## begin
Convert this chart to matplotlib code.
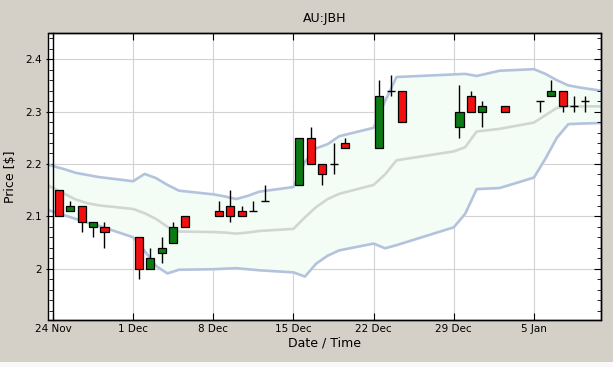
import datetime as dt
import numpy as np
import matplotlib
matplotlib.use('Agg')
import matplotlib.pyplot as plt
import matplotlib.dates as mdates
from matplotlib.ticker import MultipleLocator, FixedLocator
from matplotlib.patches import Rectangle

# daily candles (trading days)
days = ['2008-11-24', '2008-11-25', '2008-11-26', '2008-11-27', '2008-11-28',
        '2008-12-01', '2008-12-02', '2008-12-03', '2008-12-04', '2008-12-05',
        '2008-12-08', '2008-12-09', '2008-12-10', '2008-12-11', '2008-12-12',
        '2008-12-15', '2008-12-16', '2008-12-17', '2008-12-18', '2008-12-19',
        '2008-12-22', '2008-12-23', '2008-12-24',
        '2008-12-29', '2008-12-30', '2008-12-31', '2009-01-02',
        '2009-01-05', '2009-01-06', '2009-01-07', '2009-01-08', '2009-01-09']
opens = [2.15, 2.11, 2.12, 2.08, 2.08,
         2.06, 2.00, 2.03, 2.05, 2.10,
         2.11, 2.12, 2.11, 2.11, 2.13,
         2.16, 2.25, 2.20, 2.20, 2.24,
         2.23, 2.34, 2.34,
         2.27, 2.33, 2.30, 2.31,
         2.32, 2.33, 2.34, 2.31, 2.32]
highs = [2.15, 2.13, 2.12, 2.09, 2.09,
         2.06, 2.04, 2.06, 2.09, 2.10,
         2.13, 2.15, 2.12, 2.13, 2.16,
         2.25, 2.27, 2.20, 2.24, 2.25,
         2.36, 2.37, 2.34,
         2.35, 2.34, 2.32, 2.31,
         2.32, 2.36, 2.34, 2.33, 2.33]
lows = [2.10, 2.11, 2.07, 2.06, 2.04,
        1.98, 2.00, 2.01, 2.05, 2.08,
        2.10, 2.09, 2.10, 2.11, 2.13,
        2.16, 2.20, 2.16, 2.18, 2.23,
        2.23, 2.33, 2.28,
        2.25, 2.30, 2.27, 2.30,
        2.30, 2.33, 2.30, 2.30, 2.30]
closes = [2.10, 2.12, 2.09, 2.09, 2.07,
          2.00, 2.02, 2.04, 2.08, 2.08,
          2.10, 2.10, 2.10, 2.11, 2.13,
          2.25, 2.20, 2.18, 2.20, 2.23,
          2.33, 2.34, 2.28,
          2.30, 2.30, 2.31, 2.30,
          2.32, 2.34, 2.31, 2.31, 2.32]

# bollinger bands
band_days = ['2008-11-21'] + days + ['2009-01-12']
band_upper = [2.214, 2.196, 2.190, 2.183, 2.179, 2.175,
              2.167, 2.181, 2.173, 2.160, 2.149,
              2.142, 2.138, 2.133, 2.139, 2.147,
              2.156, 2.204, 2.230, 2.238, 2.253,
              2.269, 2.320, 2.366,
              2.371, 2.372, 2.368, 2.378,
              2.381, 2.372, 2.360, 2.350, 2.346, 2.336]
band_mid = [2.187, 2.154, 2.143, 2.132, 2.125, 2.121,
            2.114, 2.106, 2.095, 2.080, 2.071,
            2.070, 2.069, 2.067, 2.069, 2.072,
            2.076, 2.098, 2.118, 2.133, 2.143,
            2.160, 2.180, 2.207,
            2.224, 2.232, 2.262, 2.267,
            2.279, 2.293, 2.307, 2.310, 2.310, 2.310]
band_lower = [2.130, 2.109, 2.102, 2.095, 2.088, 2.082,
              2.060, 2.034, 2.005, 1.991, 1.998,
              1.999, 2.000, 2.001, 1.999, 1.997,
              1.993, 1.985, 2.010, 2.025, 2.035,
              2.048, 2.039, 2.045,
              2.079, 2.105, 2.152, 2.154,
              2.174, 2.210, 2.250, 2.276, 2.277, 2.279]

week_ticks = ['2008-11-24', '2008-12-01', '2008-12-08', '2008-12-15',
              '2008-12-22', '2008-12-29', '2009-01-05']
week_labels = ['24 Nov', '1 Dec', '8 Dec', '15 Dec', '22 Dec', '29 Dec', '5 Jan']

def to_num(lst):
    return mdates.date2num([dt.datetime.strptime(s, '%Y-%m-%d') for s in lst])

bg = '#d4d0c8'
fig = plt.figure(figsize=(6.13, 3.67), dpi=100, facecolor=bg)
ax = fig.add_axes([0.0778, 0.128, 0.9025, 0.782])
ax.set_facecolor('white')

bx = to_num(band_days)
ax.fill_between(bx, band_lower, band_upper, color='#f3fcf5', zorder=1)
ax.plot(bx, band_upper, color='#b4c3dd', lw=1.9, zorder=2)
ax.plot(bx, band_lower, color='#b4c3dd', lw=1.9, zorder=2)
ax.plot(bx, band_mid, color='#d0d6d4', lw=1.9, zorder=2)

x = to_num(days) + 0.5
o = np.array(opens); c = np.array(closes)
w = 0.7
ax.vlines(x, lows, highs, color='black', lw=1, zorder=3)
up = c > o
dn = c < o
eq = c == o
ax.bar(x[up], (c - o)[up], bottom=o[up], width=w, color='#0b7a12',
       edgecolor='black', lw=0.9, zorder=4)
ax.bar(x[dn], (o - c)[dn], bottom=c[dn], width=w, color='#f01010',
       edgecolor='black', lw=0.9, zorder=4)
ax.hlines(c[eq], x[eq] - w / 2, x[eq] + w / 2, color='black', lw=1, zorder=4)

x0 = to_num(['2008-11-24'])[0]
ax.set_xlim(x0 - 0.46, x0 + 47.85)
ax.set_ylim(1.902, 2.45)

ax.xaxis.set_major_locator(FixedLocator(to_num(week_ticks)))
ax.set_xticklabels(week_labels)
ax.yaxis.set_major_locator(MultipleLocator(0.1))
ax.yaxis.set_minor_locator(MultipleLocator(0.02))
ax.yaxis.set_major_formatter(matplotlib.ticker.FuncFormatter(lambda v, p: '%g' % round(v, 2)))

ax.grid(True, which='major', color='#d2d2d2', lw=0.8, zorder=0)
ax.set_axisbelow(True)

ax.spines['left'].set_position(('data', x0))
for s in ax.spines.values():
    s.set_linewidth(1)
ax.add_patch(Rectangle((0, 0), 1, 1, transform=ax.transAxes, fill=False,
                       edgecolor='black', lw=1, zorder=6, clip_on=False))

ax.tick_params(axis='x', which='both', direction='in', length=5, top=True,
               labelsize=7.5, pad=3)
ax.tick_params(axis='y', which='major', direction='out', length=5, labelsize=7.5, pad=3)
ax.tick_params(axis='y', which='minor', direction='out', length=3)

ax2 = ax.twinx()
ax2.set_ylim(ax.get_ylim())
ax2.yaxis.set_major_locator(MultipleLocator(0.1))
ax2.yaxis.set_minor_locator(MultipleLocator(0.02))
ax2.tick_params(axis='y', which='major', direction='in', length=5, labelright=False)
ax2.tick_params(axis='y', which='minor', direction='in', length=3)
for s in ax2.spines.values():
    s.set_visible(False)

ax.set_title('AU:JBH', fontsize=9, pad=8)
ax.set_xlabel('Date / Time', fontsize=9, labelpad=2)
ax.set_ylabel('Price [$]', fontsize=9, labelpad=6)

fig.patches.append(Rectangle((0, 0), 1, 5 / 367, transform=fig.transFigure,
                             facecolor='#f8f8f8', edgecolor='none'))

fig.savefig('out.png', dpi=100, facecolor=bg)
## end
PROBLEM: Take the listing and print it again exactly, but without any pictures.

EXPECTED ANSWER:
Convert this chart to matplotlib code.
import datetime as dt
import numpy as np
import matplotlib
matplotlib.use('Agg')
import matplotlib.pyplot as plt
import matplotlib.dates as mdates
from matplotlib.ticker import MultipleLocator, FixedLocator
from matplotlib.patches import Rectangle

# daily candles (trading days)
days = ['2008-11-24', '2008-11-25', '2008-11-26', '2008-11-27', '2008-11-28',
        '2008-12-01', '2008-12-02', '2008-12-03', '2008-12-04', '2008-12-05',
        '2008-12-08', '2008-12-09', '2008-12-10', '2008-12-11', '2008-12-12',
        '2008-12-15', '2008-12-16', '2008-12-17', '2008-12-18', '2008-12-19',
        '2008-12-22', '2008-12-23', '2008-12-24',
        '2008-12-29', '2008-12-30', '2008-12-31', '2009-01-02',
        '2009-01-05', '2009-01-06', '2009-01-07', '2009-01-08', '2009-01-09']
opens = [2.15, 2.11, 2.12, 2.08, 2.08,
         2.06, 2.00, 2.03, 2.05, 2.10,
         2.11, 2.12, 2.11, 2.11, 2.13,
         2.16, 2.25, 2.20, 2.20, 2.24,
         2.23, 2.34, 2.34,
         2.27, 2.33, 2.30, 2.31,
         2.32, 2.33, 2.34, 2.31, 2.32]
highs = [2.15, 2.13, 2.12, 2.09, 2.09,
         2.06, 2.04, 2.06, 2.09, 2.10,
         2.13, 2.15, 2.12, 2.13, 2.16,
         2.25, 2.27, 2.20, 2.24, 2.25,
         2.36, 2.37, 2.34,
         2.35, 2.34, 2.32, 2.31,
         2.32, 2.36, 2.34, 2.33, 2.33]
lows = [2.10, 2.11, 2.07, 2.06, 2.04,
        1.98, 2.00, 2.01, 2.05, 2.08,
        2.10, 2.09, 2.10, 2.11, 2.13,
        2.16, 2.20, 2.16, 2.18, 2.23,
        2.23, 2.33, 2.28,
        2.25, 2.30, 2.27, 2.30,
        2.30, 2.33, 2.30, 2.30, 2.30]
closes = [2.10, 2.12, 2.09, 2.09, 2.07,
          2.00, 2.02, 2.04, 2.08, 2.08,
          2.10, 2.10, 2.10, 2.11, 2.13,
          2.25, 2.20, 2.18, 2.20, 2.23,
          2.33, 2.34, 2.28,
          2.30, 2.30, 2.31, 2.30,
          2.32, 2.34, 2.31, 2.31, 2.32]

# bollinger bands
band_days = ['2008-11-21'] + days + ['2009-01-12']
band_upper = [2.214, 2.196, 2.190, 2.183, 2.179, 2.175,
              2.167, 2.181, 2.173, 2.160, 2.149,
              2.142, 2.138, 2.133, 2.139, 2.147,
              2.156, 2.204, 2.230, 2.238, 2.253,
              2.269, 2.320, 2.366,
              2.371, 2.372, 2.368, 2.378,
              2.381, 2.372, 2.360, 2.350, 2.346, 2.336]
band_mid = [2.187, 2.154, 2.143, 2.132, 2.125, 2.121,
            2.114, 2.106, 2.095, 2.080, 2.071,
            2.070, 2.069, 2.067, 2.069, 2.072,
            2.076, 2.098, 2.118, 2.133, 2.143,
            2.160, 2.180, 2.207,
            2.224, 2.232, 2.262, 2.267,
            2.279, 2.293, 2.307, 2.310, 2.310, 2.310]
band_lower = [2.130, 2.109, 2.102, 2.095, 2.088, 2.082,
              2.060, 2.034, 2.005, 1.991, 1.998,
              1.999, 2.000, 2.001, 1.999, 1.997,
              1.993, 1.985, 2.010, 2.025, 2.035,
              2.048, 2.039, 2.045,
              2.079, 2.105, 2.152, 2.154,
              2.174, 2.210, 2.250, 2.276, 2.277, 2.279]

week_ticks = ['2008-11-24', '2008-12-01', '2008-12-08', '2008-12-15',
              '2008-12-22', '2008-12-29', '2009-01-05']
week_labels = ['24 Nov', '1 Dec', '8 Dec', '15 Dec', '22 Dec', '29 Dec', '5 Jan']

def to_num(lst):
    return mdates.date2num([dt.datetime.strptime(s, '%Y-%m-%d') for s in lst])

bg = '#d4d0c8'
fig = plt.figure(figsize=(6.13, 3.67), dpi=100, facecolor=bg)
ax = fig.add_axes([0.0778, 0.128, 0.9025, 0.782])
ax.set_facecolor('white')

bx = to_num(band_days)
ax.fill_between(bx, band_lower, band_upper, color='#f3fcf5', zorder=1)
ax.plot(bx, band_upper, color='#b4c3dd', lw=1.9, zorder=2)
ax.plot(bx, band_lower, color='#b4c3dd', lw=1.9, zorder=2)
ax.plot(bx, band_mid, color='#d0d6d4', lw=1.9, zorder=2)

x = to_num(days) + 0.5
o = np.array(opens); c = np.array(closes)
w = 0.7
ax.vlines(x, lows, highs, color='black', lw=1, zorder=3)
up = c > o
dn = c < o
eq = c == o
ax.bar(x[up], (c - o)[up], bottom=o[up], width=w, color='#0b7a12',
       edgecolor='black', lw=0.9, zorder=4)
ax.bar(x[dn], (o - c)[dn], bottom=c[dn], width=w, color='#f01010',
       edgecolor='black', lw=0.9, zorder=4)
ax.hlines(c[eq], x[eq] - w / 2, x[eq] + w / 2, color='black', lw=1, zorder=4)

x0 = to_num(['2008-11-24'])[0]
ax.set_xlim(x0 - 0.46, x0 + 47.85)
ax.set_ylim(1.902, 2.45)

ax.xaxis.set_major_locator(FixedLocator(to_num(week_ticks)))
ax.set_xticklabels(week_labels)
ax.yaxis.set_major_locator(MultipleLocator(0.1))
ax.yaxis.set_minor_locator(MultipleLocator(0.02))
ax.yaxis.set_major_formatter(matplotlib.ticker.FuncFormatter(lambda v, p: '%g' % round(v, 2)))

ax.grid(True, which='major', color='#d2d2d2', lw=0.8, zorder=0)
ax.set_axisbelow(True)

ax.spines['left'].set_position(('data', x0))
for s in ax.spines.values():
    s.set_linewidth(1)
ax.add_patch(Rectangle((0, 0), 1, 1, transform=ax.transAxes, fill=False,
                       edgecolor='black', lw=1, zorder=6, clip_on=False))

ax.tick_params(axis='x', which='both', direction='in', length=5, top=True,
               labelsize=7.5, pad=3)
ax.tick_params(axis='y', which='major', direction='out', length=5, labelsize=7.5, pad=3)
ax.tick_params(axis='y', which='minor', direction='out', length=3)

ax2 = ax.twinx()
ax2.set_ylim(ax.get_ylim())
ax2.yaxis.set_major_locator(MultipleLocator(0.1))
ax2.yaxis.set_minor_locator(MultipleLocator(0.02))
ax2.tick_params(axis='y', which='major', direction='in', length=5, labelright=False)
ax2.tick_params(axis='y', which='minor', direction='in', length=3)
for s in ax2.spines.values():
    s.set_visible(False)

ax.set_title('AU:JBH', fontsize=9, pad=8)
ax.set_xlabel('Date / Time', fontsize=9, labelpad=2)
ax.set_ylabel('Price [$]', fontsize=9, labelpad=6)

fig.patches.append(Rectangle((0, 0), 1, 5 / 367, transform=fig.transFigure,
                             facecolor='#f8f8f8', edgecolor='none'))

fig.savefig('out.png', dpi=100, facecolor=bg)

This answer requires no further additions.